A magician starts a trick and stops mid-way. You remember the incomplete trick more vividly than a completed trick. Zeigarnik (1927) discovered this phenomenon: incomplete or interrupted tasks are recalled approximately 90% better than completed tasks, according to classic studies.1
The mechanism is attention: your brain treats incomplete tasks as unresolved problems that require attention. Resolved tasks (completed) get filed away as "done." Unresolved tasks remain active in working memory, creating stronger encoding.
Jacoby & Heimbach (1972) extended this to advertising: unfinished ads (stopping mid-message) were 34% better recalled immediately and 52% better recalled two days later compared to completed ads.2 The interruption created cognitive tension that made the ad more memorable.
The Zeigarnik effect is the principle that interrupted or unfinished information is retained in memory more strongly than completed information, because the incompleteness creates psychological tension.
The practical application: ads with cliffhangers are more memorable than ads with conclusions. TV shows ending on cliffhangers drive higher viewership for the next episode. Stories that don't resolve create stronger memory engagement than stories that do.
Incomplete tasks trigger what Zeigarnik called "tension systems"—your brain maintains active processing of unresolved information. This active processing encodes stronger memory traces than passive completion.
When you complete a task, the tension releases. Your brain files it as "resolved" and reduces active processing. The memory encoding is shallower because processing decreases.
Shotton emphasizes this with advertising: the most memorable ads often leave you hanging. The message isn't complete. Your brain stays active trying to resolve it, which strengthens the memory.
Zeigarnik effect pairs with Information Gap for maximum effect. An unfinished message (Zeigarnik) that leaves information missing (information gap) creates both memory strength AND curiosity motivation.
A TV ad that stops mid-story creates tension (unfinished) and curiosity (what happens next?). Both mechanisms reinforce, making the ad maximally memorable and engaging.
Step 1: Identify your core message What do you want customers to remember? Not necessarily what you want them to know fully, but what moment captures the essence.
Step 2: Create a stopping point mid-narrative Don't deliver complete resolution. Stop at the moment of highest tension or curiosity.
Step 3: Make the interruption feel deliberate, not accidental Zeigarnik effect works because the interruption creates tension. If it feels accidental or poor execution, the effect breaks.

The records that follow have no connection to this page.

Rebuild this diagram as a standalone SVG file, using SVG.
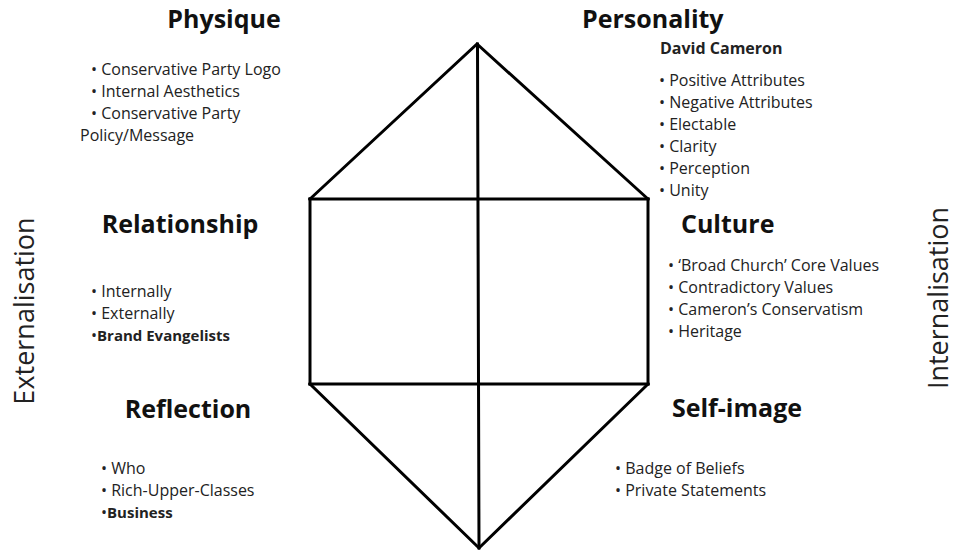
<svg xmlns="http://www.w3.org/2000/svg" width="955" height="552" viewBox="0 0 955 552">
  <style>
    .frame { fill: none; stroke: #000; stroke-width: 3; stroke-linejoin: miter; stroke-linecap: square; }
    .title { font-family: "Open Sans", "Liberation Sans", sans-serif; font-weight: 700; font-size: 25px; fill: #111; }
    .item { font-family: "Open Sans", "Liberation Sans", sans-serif; font-size: 16px; fill: #222; }
    .strong { font-weight: 700; }
    .axis { font-family: "Open Sans", "Liberation Sans", sans-serif; font-size: 27px; fill: #222; }
  </style>
  <rect width="955" height="552" fill="#fff"/>

  <!-- prism outline -->
  <g id="connectors">
    <polyline class="frame" points="310,199 477,44 648,199"/>
    <line class="frame" x1="310" y1="199" x2="648" y2="199" stroke-width="4"/>
    <line class="frame" x1="310" y1="199" x2="310" y2="384"/>
    <line class="frame" x1="648" y1="199" x2="648" y2="384"/>
    <line class="frame" x1="310" y1="384" x2="648" y2="384"/>
    <polyline class="frame" points="310,384 479,548 648,384"/>
    <line class="frame" x1="477.5" y1="44" x2="479" y2="548"/>
  </g>

  <g id="physique">
    <text class="title" x="224" y="28" text-anchor="middle">Physique</text>
    <text class="item" x="91" y="75">• Conservative Party Logo</text>
    <text class="item" x="91" y="97">• Internal Aesthetics</text>
    <text class="item" x="91" y="119">• Conservative Party</text>
    <text class="item" x="80" y="141">Policy/Message</text>
  </g>

  <g id="personality">
    <text class="title" x="582" y="28">Personality</text>
    <text class="item strong" x="660" y="54" font-size="15">David Cameron</text>
    <text class="item" x="659" y="86">• Positive Attributes</text>
    <text class="item" x="659" y="108">• Negative Attributes</text>
    <text class="item" x="659" y="130">• Electable</text>
    <text class="item" x="659" y="152">• Clarity</text>
    <text class="item" x="659" y="174">• Perception</text>
    <text class="item" x="659" y="196">• Unity</text>
  </g>

  <g id="relationship">
    <text class="title" x="180" y="233" text-anchor="middle">Relationship</text>
    <text class="item" x="91" y="297">• Internally</text>
    <text class="item" x="91" y="319">• Externally</text>
    <text class="item" x="91" y="341">•<tspan class="strong" font-size="15">Brand Evangelists</tspan></text>
  </g>

  <g id="culture">
    <text class="title" x="681" y="233">Culture</text>
    <text class="item" x="668" y="271">• ‘Broad Church’ Core Values</text>
    <text class="item" x="668" y="293">• Contradictory Values</text>
    <text class="item" x="668" y="315">• Cameron’s Conservatism</text>
    <text class="item" x="668" y="337">• Heritage</text>
  </g>

  <g id="reflection">
    <text class="title" x="188" y="418" text-anchor="middle">Reflection</text>
    <text class="item" x="101" y="474">• Who</text>
    <text class="item" x="101" y="496">• Rich-Upper-Classes</text>
    <text class="item" x="101" y="518">•<tspan class="strong" font-size="15">Business</tspan></text>
  </g>

  <g id="self-image">
    <text class="title" x="737" y="417" text-anchor="middle">Self-image</text>
    <text class="item" x="615" y="474">• Badge of Beliefs</text>
    <text class="item" x="615" y="496">• Private Statements</text>
  </g>

  <g id="externalisation">
    <text class="axis" x="0" y="0" text-anchor="middle" transform="translate(34,311) rotate(-90)">Externalisation</text>
  </g>
  <g id="internalisation">
    <text class="axis" x="0" y="0" text-anchor="middle" transform="translate(948,298) rotate(-90)">Internalisation</text>
  </g>
</svg>
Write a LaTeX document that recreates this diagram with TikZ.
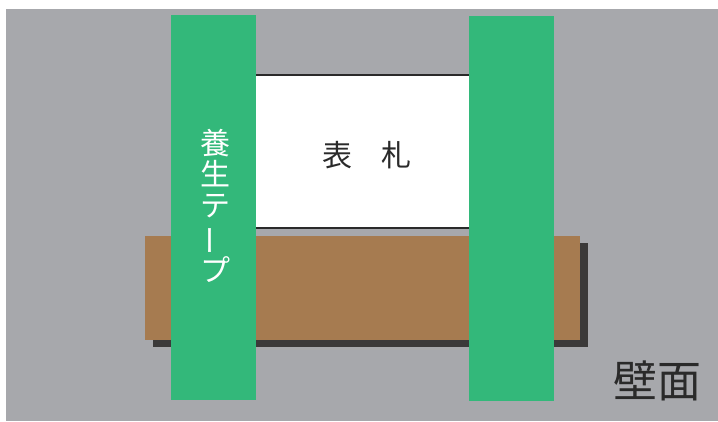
\documentclass[tikz,border=0pt]{standalone}
\usepackage{fontspec}
\usepackage{graphicx}
\newfontfamily\jpfont{Noto Sans CJK JP}

\definecolor{wallgray}{HTML}{A7A8AC}
\definecolor{tapegreen}{HTML}{33B87A}
\definecolor{boardbrown}{HTML}{A67B50}
\definecolor{shadowgray}{HTML}{3B3939}
\definecolor{plateline}{HTML}{2A2A2A}

\begin{document}
\begin{tikzpicture}[x=1pt,y=-1pt]

% Just a workaround to fix the space around the drawing
\filldraw[color=white,fill=white] (0,0) rectangle (718,421);

% Wall
\fill[wallgray] (6,9) rectangle (718,421);

% Nameplate
\filldraw[fill=white, draw=plateline, line width=2.5pt] (240,75) rectangle (485,228);

% Board with its shadow
\fill[shadowgray] (153,243) rectangle (588,347);
\fill[boardbrown] (145,236) rectangle (580,340);

% Tapes
\newcommand{\tapestrip}[3]{
	\fill[tapegreen]
		(#1,#2) rectangle (#1+85,#3)
	;
}
\tapestrip {171} {15} {400}
\tapestrip {469} {16} {401}

% Labels
\node[font=\jpfont\fontsize{30}{30}\selectfont, text=plateline, inner sep=0]
	(plate) at (367,155) {表　札};
\node[font=\jpfont\fontsize{30}{31}\selectfont, text=white, align=center, inner sep=0]
	(tape) at (215,206) {養\\生\\テ\\\rotatebox[origin=c]{90}{ー}\\プ};
\node[font=\jpfont\fontsize{44}{44}\selectfont, text=plateline, inner sep=0]
	(wall) at (658,381) {壁面};
\end{tikzpicture}
\end{document}
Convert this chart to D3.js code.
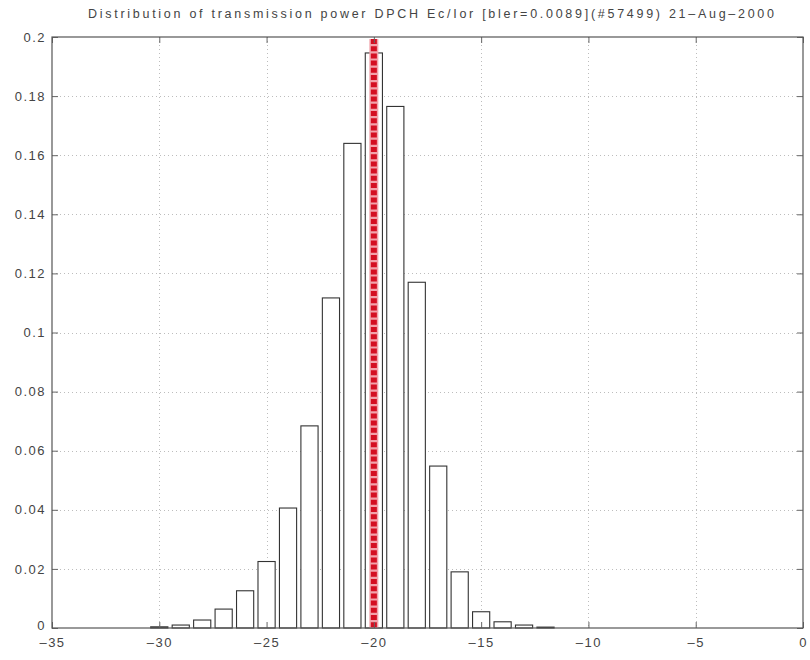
<!DOCTYPE html>
<html>
<head>
<meta charset="utf-8">
<script src="https://cdn.jsdelivr.net/npm/d3@7"></script>
<style>
  html, body { margin: 0; padding: 0; background: #fff; }
  svg { display: block; }
  .tick text { font-family: "Liberation Sans", Arial, sans-serif; font-size: 13px; fill: #444; letter-spacing: 1.5px; }
</style>
</head>
<body>
<svg id="chart" width="810" height="660"></svg>
<script>
// ---- data ----
const titleText = "Distribution of transmission power DPCH Ec/Ior [bler=0.0089](#57499) 21\u2013Aug\u20132000";
const categories = [-30, -29, -28, -27, -26, -25, -24, -23, -22, -21, -20, -19, -18, -17, -16, -15, -14, -13, -12];
const values = [0.0004, 0.001, 0.0027, 0.0064, 0.0126, 0.0225, 0.0406, 0.0684, 0.1117, 0.164, 0.1946, 0.1765, 0.117, 0.0548, 0.019, 0.0055, 0.0021, 0.001, 0.0003];
const xTicks = [-35, -30, -25, -20, -15, -10, -5, 0];
const xTickLabels = ["\u201335", "\u201330", "\u201325", "\u201320", "\u201315", "\u201310", "\u20135", "0"];
const yTicks = [0, 0.02, 0.04, 0.06, 0.08, 0.1, 0.12, 0.14, 0.16, 0.18, 0.2];
const yTickLabels = ["0", "0.02", "0.04", "0.06", "0.08", "0.1", "0.12", "0.14", "0.16", "0.18", "0.2"];
const markerX = [-20];

// ---- layout ----
const svg = d3.select("#chart");
const L = 52, R = 803, T = 37, B = 628;
const x = d3.scaleLinear().domain([-35, 0]).range([L, R]);
const y = d3.scaleLinear().domain([0, 0.2]).range([B, T]);
const binW = x(1) - x(0);
const barW = binW * 0.8;

// grid
const grid = svg.append("g").attr("stroke", "#bdbdbd").attr("stroke-width", 1).attr("stroke-dasharray", "1 3");
grid.selectAll("line.vx").data(xTicks.slice(1, -1)).join("line")
  .attr("x1", d => Math.round(x(d)) + 0.5).attr("x2", d => Math.round(x(d)) + 0.5)
  .attr("y1", T).attr("y2", B);
grid.selectAll("line.hy").data(yTicks.slice(1, -1)).join("line")
  .attr("x1", L).attr("x2", R)
  .attr("y1", d => Math.round(y(d)) + 0.5).attr("y2", d => Math.round(y(d)) + 0.5);

// bars
svg.append("g").selectAll("rect").data(categories).join("rect")
  .attr("x", (d) => x(d) - barW / 2)
  .attr("width", barW)
  .attr("y", (d, i) => y(values[i]))
  .attr("height", (d, i) => B - y(values[i]))
  .attr("fill", "#fff")
  .attr("stroke", "#333")
  .attr("stroke-width", 1.1);

// red marker line
const mk = svg.append("g");
mk.selectAll("line.bg").data(markerX).join("line")
  .attr("x1", d => x(d)).attr("x2", d => x(d))
  .attr("y1", T + 2).attr("y2", B)
  .attr("stroke", "#f2a3ab").attr("stroke-width", 9);
mk.selectAll("line.fg").data(markerX).join("line")
  .attr("x1", d => x(d)).attr("x2", d => x(d))
  .attr("y1", T + 2).attr("y2", B)
  .attr("stroke", "#d40f22").attr("stroke-width", 6)
  .attr("stroke-dasharray", "5 2.2");

// axes
const axL = d3.axisLeft(y).tickValues(yTicks).tickFormat((d, i) => yTickLabels[i]).tickSize(-6).tickPadding(6);
const axR = d3.axisRight(y).tickValues(yTicks).tickFormat("").tickSize(-6);
const axB = d3.axisBottom(x).tickValues(xTicks).tickFormat((d, i) => xTickLabels[i]).tickSize(-6).tickPadding(10);
const axT = d3.axisTop(x).tickValues(xTicks).tickFormat("").tickSize(-6);

function styleAx(g) {
  g.select(".domain").remove();
  g.selectAll(".tick line").attr("stroke", "#666");
}
const gL = svg.append("g").attr("transform", `translate(${L},0)`).call(axL).call(styleAx);
// lift the "0" label slightly, as in the reference, so it clears the x labels
gL.selectAll(".tick text").filter(d => d === 0).attr("dy", "0.1em");
svg.append("g").attr("transform", `translate(${R},0)`).call(axR).call(styleAx);
svg.append("g").attr("transform", `translate(0,${B})`).call(axB).call(styleAx);
svg.append("g").attr("transform", `translate(0,${T})`).call(axT).call(styleAx);

// box
svg.append("rect").attr("x", L).attr("y", T).attr("width", R - L).attr("height", B - T)
  .attr("fill", "none").attr("stroke", "#555").attr("stroke-width", 1.2);

// title
svg.append("text")
  .attr("x", 431).attr("y", 18)
  .attr("text-anchor", "middle")
  .attr("font-family", "Liberation Sans, Arial, sans-serif")
  .attr("font-size", 12.5)
  .attr("fill", "#444")
  .attr("textLength", 686)
  .attr("lengthAdjust", "spacing")
  .text(titleText);
</script>
</body>
</html>
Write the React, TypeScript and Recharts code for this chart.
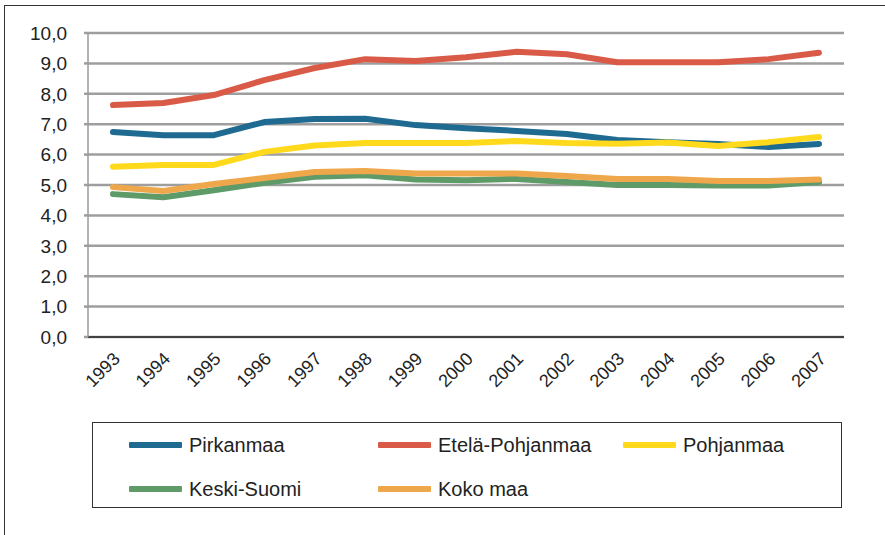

Step 4: Leave enough context for interpretation The interruption shouldn't be so abrupt that customers are confused. They should understand what's happening, just not what happens next.
Step 5: Use the incompleteness as a call-to-action "To see how this ends, click here" or "Find out what happened next" turns the Zeigarnik effect into conversion lever.
Interruption can backfire if it feels manipulative or if the payoff (resolution) never comes. People will tolerate unfinished stories if they trust resolution is coming. If resolution is withheld indefinitely, engagement converts to frustration.
Also, the interruption technique works better for entertainment/engagement (ads, stories) than for information delivery (instructions, warnings). If someone needs to know critical information, Zeigarnik interruption damages usability.
Cross-Domain → Information Gap: Both create unresolved states (interrupted vs. missing information). Information Gap creates curiosity through missing information; Zeigarnik creates memory through interrupted narrative. Both drive engagement through incompleteness.
Behavioral-Mechanics → Incongruity & Humor: Interruption creates incongruity (expected resolution doesn't arrive). Incongruity & Humor explains why the surprise of interruption (and eventual resolution) can trigger humor or heightened engagement.
Sharpest Implication: You can make your marketing more memorable by making it less complete. Finishing your message fully might actually make it less memorable than stopping mid-narrative. This means the most effective advertising might be deliberately unfinished advertising.